Hi all,
I thought I’d share my experiences of upgrading from M2 to M5 recently and hopefully pass some lesson’s learned on to others.
So I had a production database running on an M2. I know MongoDB don’t recommend running a production system from shared infrastructure and perhaps this highlights one of the reasons it’s a bad idea. It was about 1.8GB in size with a couple of collections having more than 3M records. I chose a Saturday morning to start as it would mean I was free from distractions.
Step 1 was to take a copy of the most recent back-up and download it for safe keeping if anything went wrong.
Step 2 was to disable all of the running scheduled jobs and incoming HTTPS endpoints so that they wouldn’t be putting data into the database during the upgrade.
Step 3 I also tried to unlink the database from the App so that no data could be written to the database. However, clicking unlink in the UI didn’t do anything (possible bug?) and trying to disable the link via a deployment also didn’t work. Given I’d already done steps 1 and 2, I wasn’t too worried about it.
Step 4 was to click the upgrade button. A message next to the button said it would take between 7 - 10 minutes.
After about an hour into the upgrade I started to get worried that it was going badly. During the upgrade process you lose access to all of the metrics so I couldn’t check to see how far through it was. I started to think about rolling back and restoring my back-up. I then created a fresh M5 instance to see if I could restore my back-up to it. However, it turns out the format of the back-up is not suitable for restoring back into MongoDB directly. I read online that I could install a local instance of Mongo and use that to convert the format but that seemed like a big job and not an area I was familiar with.
After another hour, I started to wonder whether not unlinking the application was causing data to be written to the database and restarting the migration process. I hurriedly wrote a site under maintenance page for my website, which, I should have done from the beginning but I thought the site was only going to be down for 10 minutes so hadn’t bothered.
I thought about contacting support but being a Saturday they weren’t available on my plan. Perhaps choosing a Saturday wasn’t a good idea.
I then had the idea to switch my application linked database to the empty M5 database I created earlier to divert any remaining traffic away from the migrating database. I then just left it for a few more hours to see if the migration would complete.

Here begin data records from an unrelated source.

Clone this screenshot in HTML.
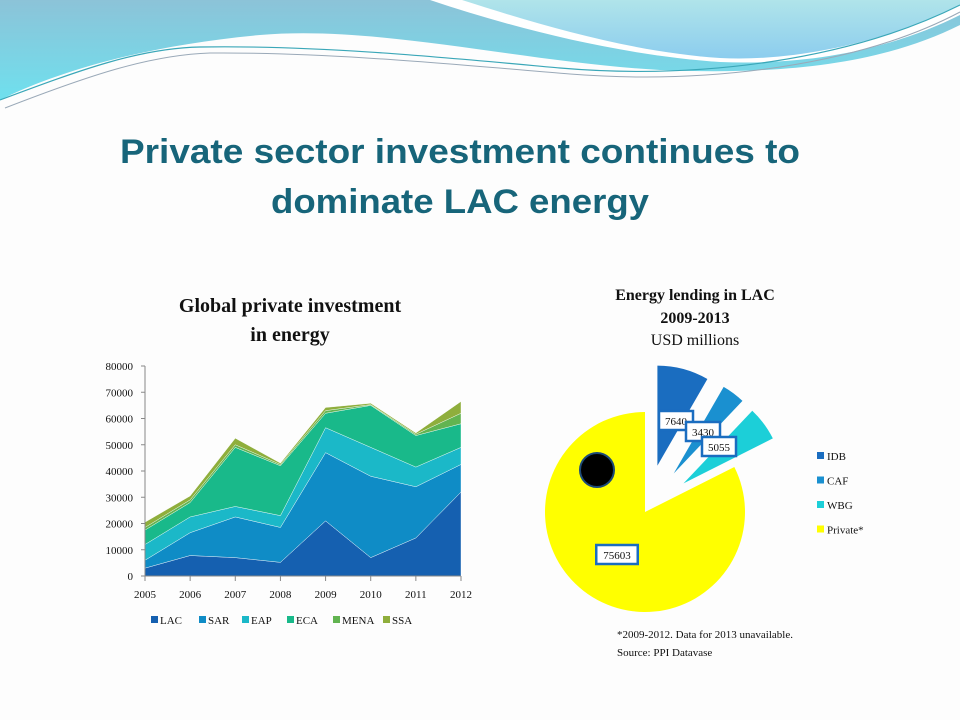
<!DOCTYPE html>
<html><head><meta charset="utf-8"><style>
html,body{margin:0;padding:0;background:#fdfdfd;}
svg{display:block;}
</style></head><body>
<svg id="root" width="960" height="720" viewBox="0 0 960 720" xmlns="http://www.w3.org/2000/svg">
<defs>
<linearGradient id="gb" x1="0" y1="0" x2="0" y2="1"><stop offset="0" stop-color="#8cc3d8"/><stop offset="1" stop-color="#6fe0ee"/></linearGradient>
<linearGradient id="gl" x1="0" y1="0" x2="0" y2="1"><stop offset="0" stop-color="#b0e4ea"/><stop offset="1" stop-color="#8ccdee"/></linearGradient>
</defs>
<g>
<path d="M0,0 H960 V25 C880,65 780,75 660,70 C520,62 380,25 260,35 C150,45 60,70 0,100 Z" fill="url(#gb)"/>
<path d="M430,0 C520,30 620,55 720,62 C820,66 900,45 960,15 V0 Z" fill="#fff"/>
<path d="M462,0 C540,25 630,52 720,58 C800,62 890,40 960,5 V0 Z" fill="url(#gl)"/>
<path d="M0,100 C80,70 140,48 200,47 C320,45 450,58 560,68 C700,80 850,60 960,5" fill="none" stroke="#3aa7b8" stroke-width="1.2"/>
<path d="M5,108 C90,75 150,55 210,53 C330,52 460,65 570,74 C710,85 860,65 960,12" fill="none" stroke="#9aa9b8" stroke-width="1"/>
</g>
<text x="460" y="163" text-anchor="middle" font-family="Liberation Sans, sans-serif" font-weight="bold" font-size="34" fill="#17657a" textLength="680" lengthAdjust="spacingAndGlyphs">Private sector investment continues to</text>
<text x="460" y="213" text-anchor="middle" font-family="Liberation Sans, sans-serif" font-weight="bold" font-size="34" fill="#17657a" textLength="378" lengthAdjust="spacingAndGlyphs">dominate LAC energy</text>

<text x="290" y="312" text-anchor="middle" font-family="Liberation Serif, serif" font-weight="bold" font-size="20" fill="#111">Global private investment</text>
<text x="290" y="341" text-anchor="middle" font-family="Liberation Serif, serif" font-weight="bold" font-size="20" fill="#111">in energy</text>

<text x="695" y="300" text-anchor="middle" font-family="Liberation Serif, serif" font-weight="bold" font-size="16" fill="#111">Energy lending in LAC</text>
<text x="695" y="323" text-anchor="middle" font-family="Liberation Serif, serif" font-weight="bold" font-size="16" fill="#111">2009-2013</text>
<text x="695" y="345" text-anchor="middle" font-family="Liberation Serif, serif" font-size="16" fill="#111">USD millions</text>

<g id="area"></g>
<g id="pie"></g>

<text x="617" y="638" font-family="Liberation Serif, serif" font-size="11" fill="#111">*2009-2012.  Data for 2013  unavailable.</text>
<text x="617" y="656" font-family="Liberation Serif, serif" font-size="11" fill="#111">Source:  PPI Datavase</text>
</svg>
<script>
const years = ["2005","2006","2007","2008","2009","2010","2011","2012"];
const seriesNames = ["LAC","SAR","EAP","ECA","MENA","SSA"];
const LAC  = [3000,7800,7000,5200,21000,7000,14500,32000];
const SAR  = [3000,8700,15500,13300,26000,31000,19500,10500];
const EAP  = [6000,6000,4000,4500,9500,11000,7500,6500];
const ECA  = [5500,5500,22500,19000,5500,16000,12000,9000];
const MENA = [1000,1000,1000,500,1000,300,500,4000];
const SSA  = [2000,1500,2500,500,1200,500,500,4500];
const yTicks = [0,10000,20000,30000,40000,50000,60000,70000,80000];
const pieLabels = ["IDB","CAF","WBG","Private*"];
const pieValues = [7640,3430,5055,75603];

const NS="http://www.w3.org/2000/svg";
function mk(tag, attrs, parent){const e=document.createElementNS(NS,tag);for(const k in attrs)e.setAttribute(k,attrs[k]);parent.appendChild(e);return e;}

// Area chart
const area=document.getElementById('area');
const colors=["#1560b0","#0f8cc6","#1bb8c8","#19b98a","#62b451","#8fae3c"];
const X0=145,X1=461,Y0=576,Y1=366;
const xs=i=>X0+(X1-X0)*i/(years.length-1);
const ys=v=>Y0-(Y0-Y1)*v/80000;
const data=[LAC,SAR,EAP,ECA,MENA,SSA];
let base=years.map(()=>0);
data.forEach((s,si)=>{
  const top=base.map((b,i)=>b+s[i]);
  let d="M"+years.map((_,i)=>xs(i)+","+ys(top[i])).join(" L");
  for(let i=years.length-1;i>=0;i--) d+=" L"+xs(i)+","+ys(base[i]);
  d+=" Z";
  const p=mk('path',{d:d,fill:colors[si],stroke:"#ffffff","stroke-width":"0.4"},area);
  
  
  base=top;
});
const yAxis=mk('line',{x1:X0,y1:Y1,x2:X0,y2:Y0,stroke:"#888","stroke-width":"1"},area);


const xAxis=mk('line',{x1:X0,y1:Y0,x2:X1,y2:Y0,stroke:"#888","stroke-width":"1"},area);


yTicks.forEach(t=>{
  mk('line',{x1:X0-4,y1:ys(t),x2:X0,y2:ys(t),stroke:"#888"},area);
  const tx=mk('text',{x:X0-12,y:ys(t)+4,"text-anchor":"end","font-family":"Liberation Serif, serif","font-size":"11",fill:"#111"},area);
  tx.textContent=t;
  
  
});
years.forEach((y,i)=>{
  mk('line',{x1:xs(i),y1:Y0,x2:xs(i),y2:Y0+5,stroke:"#888"},area);
  const tx=mk('text',{x:xs(i),y:598,"text-anchor":"middle","font-family":"Liberation Serif, serif","font-size":"11",fill:"#111"},area);
  tx.textContent=y;
  
  
});
const legX=[151,199,242,287,333,383];
seriesNames.forEach((n,i)=>{
  const g=mk('g',{},area);
  
  
  mk('rect',{x:legX[i],y:616,width:7,height:7,fill:colors[i]},g);
  const t=mk('text',{x:legX[i]+9,y:624,"font-family":"Liberation Serif, serif","font-size":"11",fill:"#111"},g);
  t.textContent=n;
});

// Pie chart
const pie=document.getElementById('pie');
const pcolors=["#1a6dc0","#1a90d0","#1ccfd8","#ffff00"];
const CX=645,CY=512,R=100;
const total=pieValues.reduce((a,b)=>a+b,0);
let ang=0;
const explode=[48,48,48,0];
const labelPos=[];
pieValues.forEach((v,i)=>{
  const sweep=v/total*2*Math.PI;
  const mid=ang+sweep/2;
  const ox=CX+explode[i]*Math.sin(mid), oy=CY-explode[i]*Math.cos(mid);
  const x1=ox+R*Math.sin(ang), y1=oy-R*Math.cos(ang);
  const x2=ox+R*Math.sin(ang+sweep), y2=oy-R*Math.cos(ang+sweep);
  const large=sweep>Math.PI?1:0;
  const p=mk('path',{d:`M${ox},${oy} L${x1},${y1} A${R},${R} 0 ${large} 1 ${x2},${y2} Z`,fill:pcolors[i]},pie);
  
  
  labelPos.push([ox,oy,mid]);
  ang+=sweep;
});
const circ=mk('circle',{cx:597,cy:470,r:17,fill:"#000",stroke:"#1d4a78","stroke-width":"2"},pie);


const boxPos=[[676,421],[703,432],[719,447],[617,555]];
pieValues.forEach((v,i)=>{
  const g=mk('g',{},pie);
  
  
  const w=String(v).length*7.5+4;
  mk('rect',{x:boxPos[i][0]-w/2,y:boxPos[i][1]-10,width:w,height:19,fill:"#fff",stroke:"#1a6dc0","stroke-width":"2.5"},g);
  const t=mk('text',{x:boxPos[i][0],y:boxPos[i][1]+4,"text-anchor":"middle","font-family":"Liberation Serif, serif","font-size":"11",fill:"#111"},g);
  t.textContent=v;
});
pieLabels.forEach((n,i)=>{
  const g=mk('g',{},pie);
  
  
  mk('rect',{x:817,y:452+i*24.5,width:7,height:7,fill:pcolors[i]},g);
  const t=mk('text',{x:827,y:460+i*24.5,"font-family":"Liberation Serif, serif","font-size":"11",fill:"#111"},g);
  t.textContent=n;
});
</script>
</body></html>
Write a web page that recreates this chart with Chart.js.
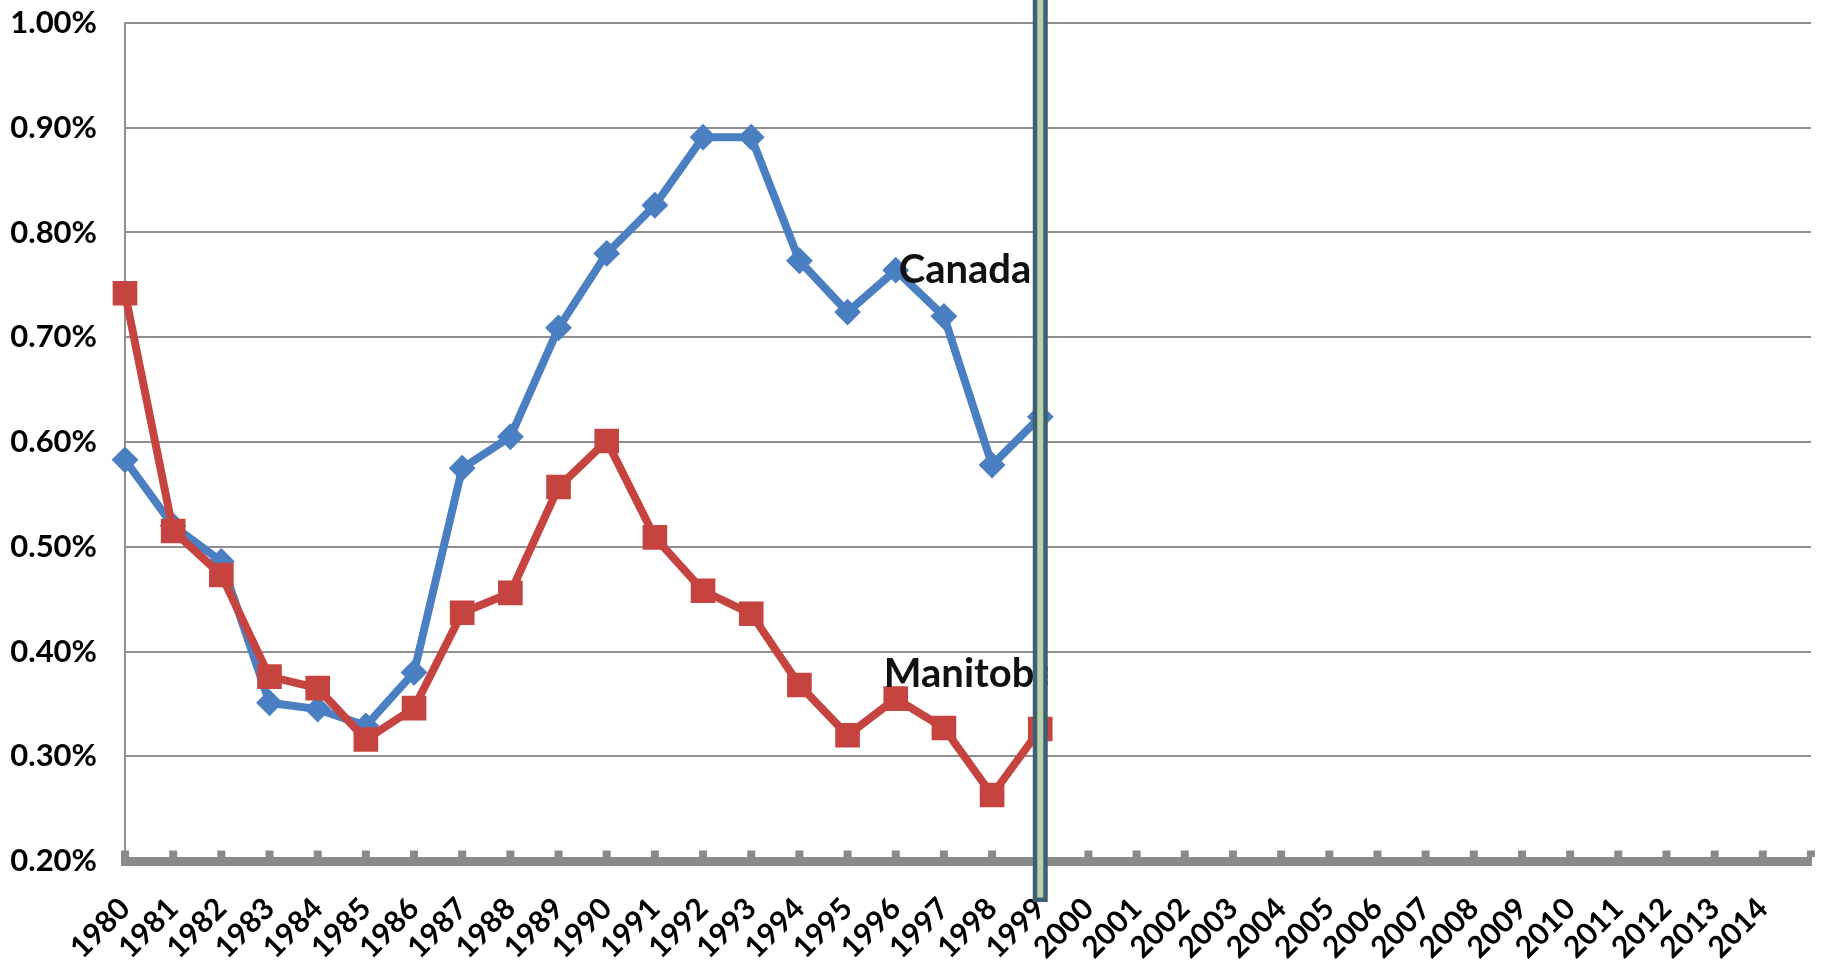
<!DOCTYPE html>
<html>
<head>
<meta charset="utf-8">
<script src="https://cdn.jsdelivr.net/npm/chart.js@4.4.1/dist/chart.umd.min.js"></script>
<style>
  html, body { margin: 0; padding: 0; background: #ffffff; }
  #wrap { width: 1829px; height: 963px; }
</style>
</head>
<body>
<div id="wrap"><canvas id="c" width="1829" height="963"></canvas></div>
<script>
// ---- data ----
const years = ['1980','1981','1982','1983','1984','1985','1986','1987','1988','1989',
               '1990','1991','1992','1993','1994','1995','1996','1997','1998','1999',
               '2000','2001','2002','2003','2004','2005','2006','2007','2008','2009',
               '2010','2011','2012','2013','2014',''];
const canada   = [0.583, 0.520, 0.486, 0.351, 0.345, 0.329, 0.380, 0.575, 0.605, 0.709,
                  0.780, 0.826, 0.891, 0.891, 0.773, 0.724, 0.764, 0.720, 0.578, 0.624];
const manitoba = [0.742, 0.515, 0.473, 0.376, 0.365, 0.316, 0.346, 0.437, 0.456, 0.557,
                  0.601, 0.509, 0.458, 0.436, 0.368, 0.320, 0.355, 0.327, 0.263, 0.326];
const yTicks = [0.2, 0.3, 0.4, 0.5, 0.6, 0.7, 0.8, 0.9, 1.0];
const markerYear = '1999';
const seriesLabels = [
  { text: 'Canada',   series: 0, year: '1996', dx: 3,   dy: 0 },
  { text: 'Manitoba', series: 1, year: '1996', dx: -12, dy: -25 }
];

const FONT = 'Lato, "Open Sans", "DejaVu Sans", sans-serif';
const GRID = '#8f8f8f';
const AXIS = '#8a8a8a';

const overlay = {
  id: 'overlay',
  afterDatasetsDraw(chart) {
    const { ctx, chartArea, scales } = chart;
    const xs = scales.x, ys = scales.y;
    const series = [canada, manitoba];
    const mx = xs.getPixelForValue(years.indexOf(markerYear));
    const halfW = 7.5;

    // axis tick nubs (pointing up from the thick axis)
    ctx.save();
    ctx.fillStyle = AXIS;
    for (let i = 0; i < years.length; i++) {
      const x = xs.getPixelForValue(i);
      ctx.fillRect(x - 4, chartArea.bottom - 4.5 - 6, 8, 6.5);
    }
    ctx.restore();

    // series labels
    ctx.save();
    ctx.beginPath();
    ctx.rect(0, 0, mx + halfW, chart.height);
    ctx.clip();
    ctx.fillStyle = '#111111';
    ctx.font = 'bold 40px ' + FONT;
    ctx.textAlign = 'left';
    ctx.textBaseline = 'middle';
    seriesLabels.forEach(l => {
      const i = years.indexOf(l.year);
      const x = xs.getPixelForValue(i) + l.dx;
      const y = ys.getPixelForValue(series[l.series][i]) + l.dy;
      ctx.fillText(l.text, x, y);
    });
    ctx.restore();

    // vertical marker bar
    ctx.save();
    const bottom = chartArea.bottom + 41;
    const sw = 4.5;
    ctx.fillStyle = '#b9d2ab';
    ctx.strokeStyle = '#3f6072';
    ctx.lineWidth = sw;
    ctx.beginPath();
    ctx.rect(mx - halfW + sw / 2, -20, 2 * halfW - sw, bottom - sw / 2 + 20);
    ctx.fill();
    ctx.stroke();
    ctx.restore();
  }
};

new Chart(document.getElementById('c'), {
  type: 'line',
  data: {
    labels: years,
    datasets: [
      {
        label: 'Canada',
        data: canada,
        borderColor: '#4a7fc2',
        backgroundColor: '#4a7fc2',
        borderWidth: 8,
        pointStyle: 'rectRot',
        pointRadius: 12,
        pointBorderWidth: 2,
        pointBackgroundColor: '#4a7fc2',
        pointBorderColor: '#4a7fc2',
        tension: 0,
        clip: false,
        order: 1
      },
      {
        label: 'Manitoba',
        data: manitoba,
        borderColor: '#c6443f',
        backgroundColor: '#c6443f',
        borderWidth: 8,
        pointStyle: 'rect',
        pointRadius: 16,
        pointBorderWidth: 2,
        pointBackgroundColor: '#c6443f',
        pointBorderColor: '#c6443f',
        tension: 0,
        clip: false,
        order: 0
      }
    ]
  },
  options: {
    responsive: false,
    animation: false,
    devicePixelRatio: 1,
    layout: { padding: { top: 23, right: 11, bottom: 0, left: 0 } },
    plugins: { legend: { display: false }, tooltip: { enabled: false } },
    scales: {
      x: {
        type: 'category',
        offset: false,
        grid: { display: false, drawTicks: false },
        border: { display: true, color: AXIS, width: 9 },
        ticks: {
          autoSkip: false,
          maxRotation: 45,
          minRotation: 45,
          padding: 30,
          color: '#000000',
          font: { family: FONT, size: 30, weight: 'bold' }
        },
        afterFit(s) { s.height = 102; s.paddingLeft = 0; s.paddingRight = 0; }
      },
      y: {
        min: yTicks[0],
        max: yTicks[yTicks.length - 1],
        afterBuildTicks(s) { s.ticks = yTicks.map(v => ({ value: v })); },
        grid: { color: GRID, lineWidth: 2, drawTicks: false },
        border: { display: true, color: GRID, width: 2 },
        ticks: {
          padding: 28,
          color: '#000000',
          font: { family: FONT, size: 31, weight: 'bold' },
          callback: v => Number(v).toFixed(2) + '%'
        },
        afterFit(s) { s.width = 125; s.paddingTop = 0; s.paddingBottom = 0; }
      }
    }
  },
  plugins: [overlay]
});
</script>
</body>
</html>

Finally the migration completed about 7 hours later with a message saying that it had failed.
Once the database was back up, I could check the stats and saw that it had restarted a couple of times but the third time (after I had diverted the app to the empty database) succeeded. Although the migration still took several hours (much longer than the advertised 10 minutes).
Whilst it said it had failed, it was up and running on an M5 and all of the collections appeared to be in place with data in them so as far as I was concerned it appeared successful. I linked the app back to the migrated database, took down the maintenance page and re-enabled the endpoints and schedules.
I was a bit worried that the database had shrunk in size from 1.8GB to about 1GB but I put this down more efficient use of storage rather than data loss as all my data appeared to be in place.
A few days later I got an email from a user saying they had lost some data and I started to dig into exactly what was missing. What I discovered was that all of the indexes on the collections had gone missing (not something I thought to check after the migration). The reason this hadn’t caused a massive performance issue is because Mongo had created some indexes automatically for me (nice feature!) however, it didn’t know that they needed to be unique. So I quickly tried to recreate the unique indexes but they failed due to the presence of duplicate records. I spend a few hours hunting down the duplicates one by one and deleting them but I wasn’t sure how many I had. Finally I wrote an aggregation to count them all and discovered that I had tens of thousands of duplicate records (not easy to spot in millions of records). I presume these came about from the migration restarting as many that I spot checked were of quite old data.
I then wrote a function to find the duplicates via an aggregation then loop through and delete them using a bulk update in batches of 1000. Finally then was I able to reapply my indexes. Luckily I had written a script to create all of my indexes and views from scratch so this step was easy.
The reason the user thought they had lost data was because an aggregation was failing due to the missing indexes and making it look like there was missing data in the application.
I guess what I should have done and will do next time is create a fresh M5 instance then restore the M2 back-up into the M5 then delete the M2 and re-point the app to the new M5 instance. Hopefully this will be useful to anyone who is considering upgrading from M2 to M5.
I’m also not entirely convinced that disabling the https endpoints really worked as I saw log entries showing them working even after I disabled them
Requests from MongoDB:
- change the advice on upgrade to say that it could take several hours.
- add additional advice about disconnecting your application and what steps to take to do this.
- ensure unlinking your application works properly.
- provide some indication as to how long the migration may take - e.g. keep the access to the stats during the migration process.
- provide the ability to import a back-up that has been downloaded and saved locally.
Sorry for the long post. Hope someone finds it useful.